Input for this task:
*****

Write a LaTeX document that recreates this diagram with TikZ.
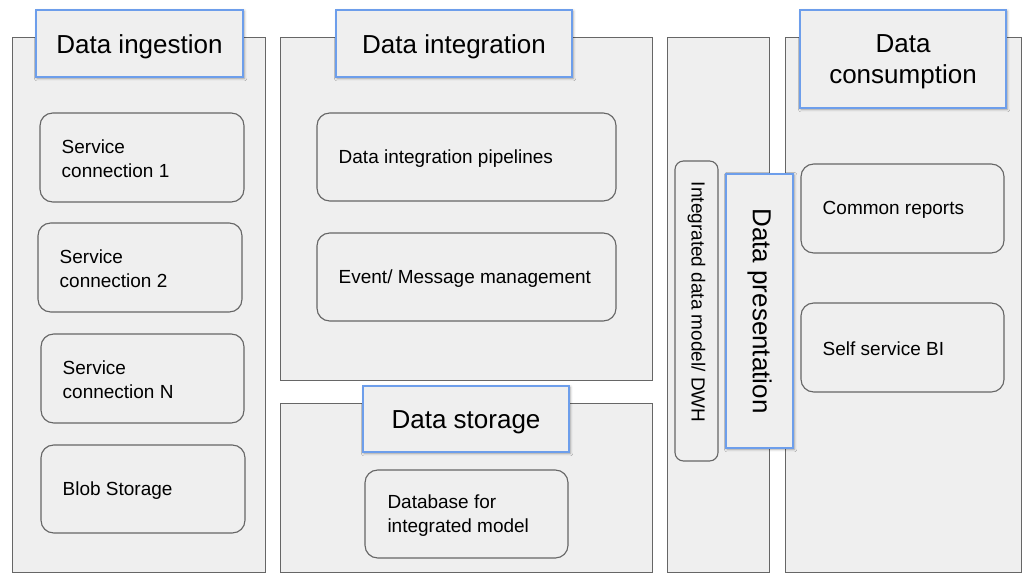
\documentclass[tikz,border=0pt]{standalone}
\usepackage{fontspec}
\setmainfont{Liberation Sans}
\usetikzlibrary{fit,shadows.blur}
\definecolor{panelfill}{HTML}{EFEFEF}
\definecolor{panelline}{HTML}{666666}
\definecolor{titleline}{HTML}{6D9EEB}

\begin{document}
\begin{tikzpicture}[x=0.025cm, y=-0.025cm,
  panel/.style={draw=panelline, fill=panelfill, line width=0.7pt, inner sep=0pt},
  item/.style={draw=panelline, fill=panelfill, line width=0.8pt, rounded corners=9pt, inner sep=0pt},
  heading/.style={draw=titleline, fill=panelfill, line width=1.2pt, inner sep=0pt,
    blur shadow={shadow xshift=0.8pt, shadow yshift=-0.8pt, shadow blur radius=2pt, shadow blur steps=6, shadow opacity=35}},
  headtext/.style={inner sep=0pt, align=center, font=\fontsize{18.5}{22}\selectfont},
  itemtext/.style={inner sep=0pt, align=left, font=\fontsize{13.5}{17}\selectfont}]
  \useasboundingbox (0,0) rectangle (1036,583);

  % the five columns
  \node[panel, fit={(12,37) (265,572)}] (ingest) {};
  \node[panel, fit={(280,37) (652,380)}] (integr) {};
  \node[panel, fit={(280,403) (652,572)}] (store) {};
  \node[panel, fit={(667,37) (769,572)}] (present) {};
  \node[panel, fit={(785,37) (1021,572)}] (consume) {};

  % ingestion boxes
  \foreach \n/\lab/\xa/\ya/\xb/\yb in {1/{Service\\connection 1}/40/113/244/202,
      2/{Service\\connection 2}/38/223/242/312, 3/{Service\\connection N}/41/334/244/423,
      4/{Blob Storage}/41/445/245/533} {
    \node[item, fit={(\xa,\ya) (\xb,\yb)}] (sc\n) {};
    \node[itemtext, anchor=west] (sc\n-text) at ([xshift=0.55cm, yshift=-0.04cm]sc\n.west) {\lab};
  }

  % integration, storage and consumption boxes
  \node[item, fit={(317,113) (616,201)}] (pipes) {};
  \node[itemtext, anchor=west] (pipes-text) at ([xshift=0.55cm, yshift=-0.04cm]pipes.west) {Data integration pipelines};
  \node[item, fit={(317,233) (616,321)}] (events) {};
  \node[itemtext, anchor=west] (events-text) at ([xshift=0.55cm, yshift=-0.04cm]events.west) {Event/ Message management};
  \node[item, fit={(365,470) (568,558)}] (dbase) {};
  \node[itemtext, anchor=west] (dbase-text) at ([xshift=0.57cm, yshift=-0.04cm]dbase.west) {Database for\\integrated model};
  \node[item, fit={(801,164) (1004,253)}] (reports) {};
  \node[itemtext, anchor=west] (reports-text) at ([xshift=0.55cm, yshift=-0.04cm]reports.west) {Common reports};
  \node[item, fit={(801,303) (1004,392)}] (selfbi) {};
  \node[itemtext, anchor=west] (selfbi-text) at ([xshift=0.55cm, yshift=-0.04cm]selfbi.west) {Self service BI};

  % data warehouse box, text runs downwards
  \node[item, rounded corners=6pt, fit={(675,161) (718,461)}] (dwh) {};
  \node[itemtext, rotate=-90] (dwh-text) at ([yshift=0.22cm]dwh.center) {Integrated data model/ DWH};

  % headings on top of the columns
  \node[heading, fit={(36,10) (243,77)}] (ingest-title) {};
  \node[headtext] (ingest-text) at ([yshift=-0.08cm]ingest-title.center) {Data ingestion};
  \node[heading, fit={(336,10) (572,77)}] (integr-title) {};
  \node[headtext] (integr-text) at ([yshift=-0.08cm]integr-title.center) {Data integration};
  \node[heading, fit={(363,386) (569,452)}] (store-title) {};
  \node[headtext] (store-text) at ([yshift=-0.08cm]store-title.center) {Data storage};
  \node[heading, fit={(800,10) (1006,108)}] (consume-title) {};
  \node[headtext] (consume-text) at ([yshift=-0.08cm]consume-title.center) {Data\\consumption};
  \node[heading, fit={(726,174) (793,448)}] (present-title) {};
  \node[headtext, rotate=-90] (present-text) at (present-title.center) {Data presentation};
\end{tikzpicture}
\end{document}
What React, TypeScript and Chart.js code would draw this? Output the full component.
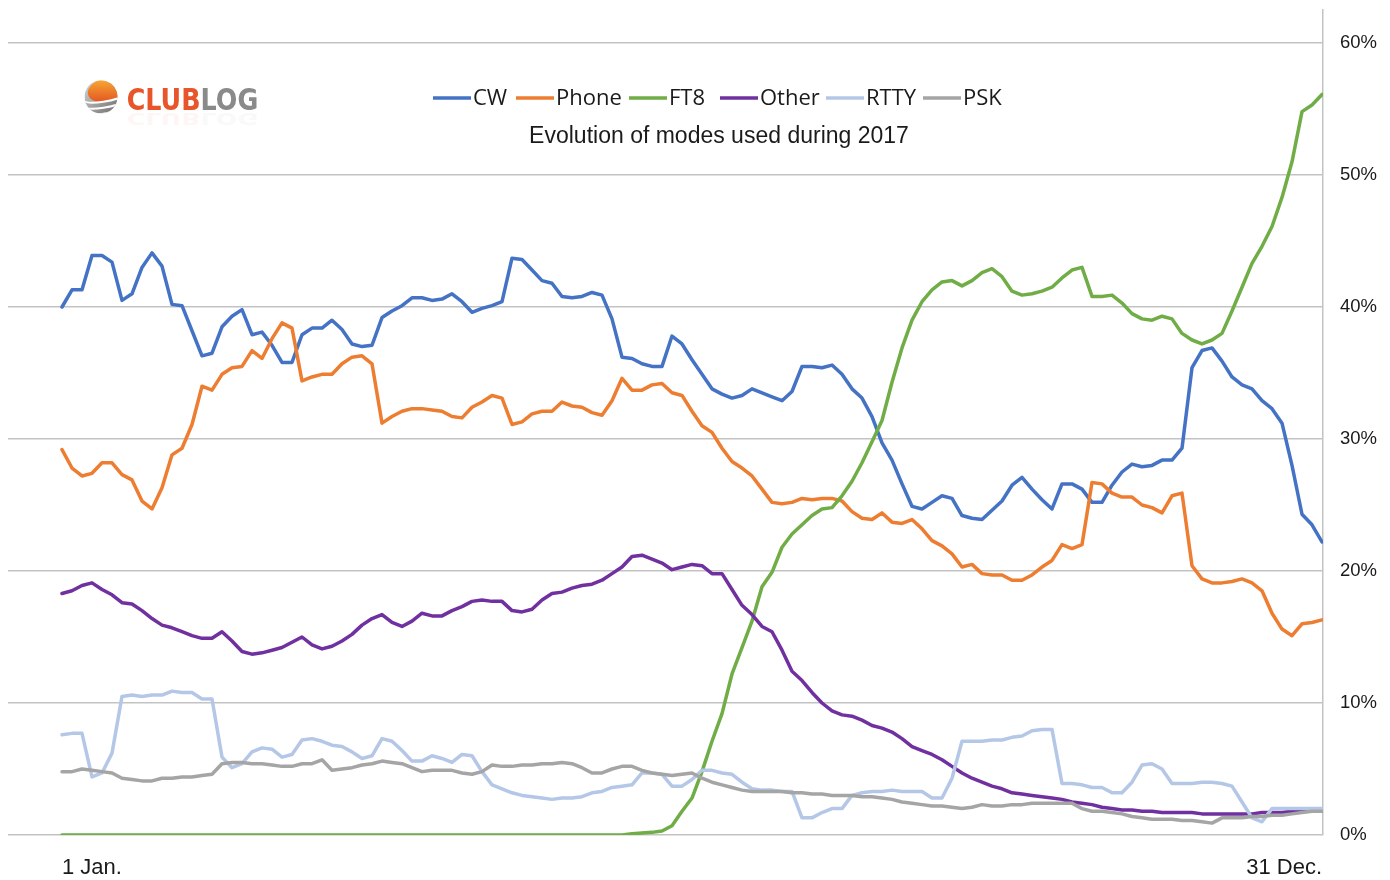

*****

Your instructions: Output every entry word for word, but omit the pictures.

Written response:
Write a LaTeX document that recreates this diagram with TikZ.
\documentclass[tikz,border=0pt]{standalone}
\usepackage{fontspec}
\setmainfont{Liberation Sans}
\usetikzlibrary{fit,shadows.blur}
\definecolor{panelfill}{HTML}{EFEFEF}
\definecolor{panelline}{HTML}{666666}
\definecolor{titleline}{HTML}{6D9EEB}

\begin{document}
\begin{tikzpicture}[x=0.025cm, y=-0.025cm,
  panel/.style={draw=panelline, fill=panelfill, line width=0.7pt, inner sep=0pt},
  item/.style={draw=panelline, fill=panelfill, line width=0.8pt, rounded corners=9pt, inner sep=0pt},
  heading/.style={draw=titleline, fill=panelfill, line width=1.2pt, inner sep=0pt,
    blur shadow={shadow xshift=0.8pt, shadow yshift=-0.8pt, shadow blur radius=2pt, shadow blur steps=6, shadow opacity=35}},
  headtext/.style={inner sep=0pt, align=center, font=\fontsize{18.5}{22}\selectfont},
  itemtext/.style={inner sep=0pt, align=left, font=\fontsize{13.5}{17}\selectfont}]
  \useasboundingbox (0,0) rectangle (1036,583);

  % the five columns
  \node[panel, fit={(12,37) (265,572)}] (ingest) {};
  \node[panel, fit={(280,37) (652,380)}] (integr) {};
  \node[panel, fit={(280,403) (652,572)}] (store) {};
  \node[panel, fit={(667,37) (769,572)}] (present) {};
  \node[panel, fit={(785,37) (1021,572)}] (consume) {};

  % ingestion boxes
  \foreach \n/\lab/\xa/\ya/\xb/\yb in {1/{Service\\connection 1}/40/113/244/202,
      2/{Service\\connection 2}/38/223/242/312, 3/{Service\\connection N}/41/334/244/423,
      4/{Blob Storage}/41/445/245/533} {
    \node[item, fit={(\xa,\ya) (\xb,\yb)}] (sc\n) {};
    \node[itemtext, anchor=west] (sc\n-text) at ([xshift=0.55cm, yshift=-0.04cm]sc\n.west) {\lab};
  }

  % integration, storage and consumption boxes
  \node[item, fit={(317,113) (616,201)}] (pipes) {};
  \node[itemtext, anchor=west] (pipes-text) at ([xshift=0.55cm, yshift=-0.04cm]pipes.west) {Data integration pipelines};
  \node[item, fit={(317,233) (616,321)}] (events) {};
  \node[itemtext, anchor=west] (events-text) at ([xshift=0.55cm, yshift=-0.04cm]events.west) {Event/ Message management};
  \node[item, fit={(365,470) (568,558)}] (dbase) {};
  \node[itemtext, anchor=west] (dbase-text) at ([xshift=0.57cm, yshift=-0.04cm]dbase.west) {Database for\\integrated model};
  \node[item, fit={(801,164) (1004,253)}] (reports) {};
  \node[itemtext, anchor=west] (reports-text) at ([xshift=0.55cm, yshift=-0.04cm]reports.west) {Common reports};
  \node[item, fit={(801,303) (1004,392)}] (selfbi) {};
  \node[itemtext, anchor=west] (selfbi-text) at ([xshift=0.55cm, yshift=-0.04cm]selfbi.west) {Self service BI};

  % data warehouse box, text runs downwards
  \node[item, rounded corners=6pt, fit={(675,161) (718,461)}] (dwh) {};
  \node[itemtext, rotate=-90] (dwh-text) at ([yshift=0.22cm]dwh.center) {Integrated data model/ DWH};

  % headings on top of the columns
  \node[heading, fit={(36,10) (243,77)}] (ingest-title) {};
  \node[headtext] (ingest-text) at ([yshift=-0.08cm]ingest-title.center) {Data ingestion};
  \node[heading, fit={(336,10) (572,77)}] (integr-title) {};
  \node[headtext] (integr-text) at ([yshift=-0.08cm]integr-title.center) {Data integration};
  \node[heading, fit={(363,386) (569,452)}] (store-title) {};
  \node[headtext] (store-text) at ([yshift=-0.08cm]store-title.center) {Data storage};
  \node[heading, fit={(800,10) (1006,108)}] (consume-title) {};
  \node[headtext] (consume-text) at ([yshift=-0.08cm]consume-title.center) {Data\\consumption};
  \node[heading, fit={(726,174) (793,448)}] (present-title) {};
  \node[headtext, rotate=-90] (present-text) at (present-title.center) {Data presentation};
\end{tikzpicture}
\end{document}
What React, TypeScript and Chart.js code would draw this? Output the full component.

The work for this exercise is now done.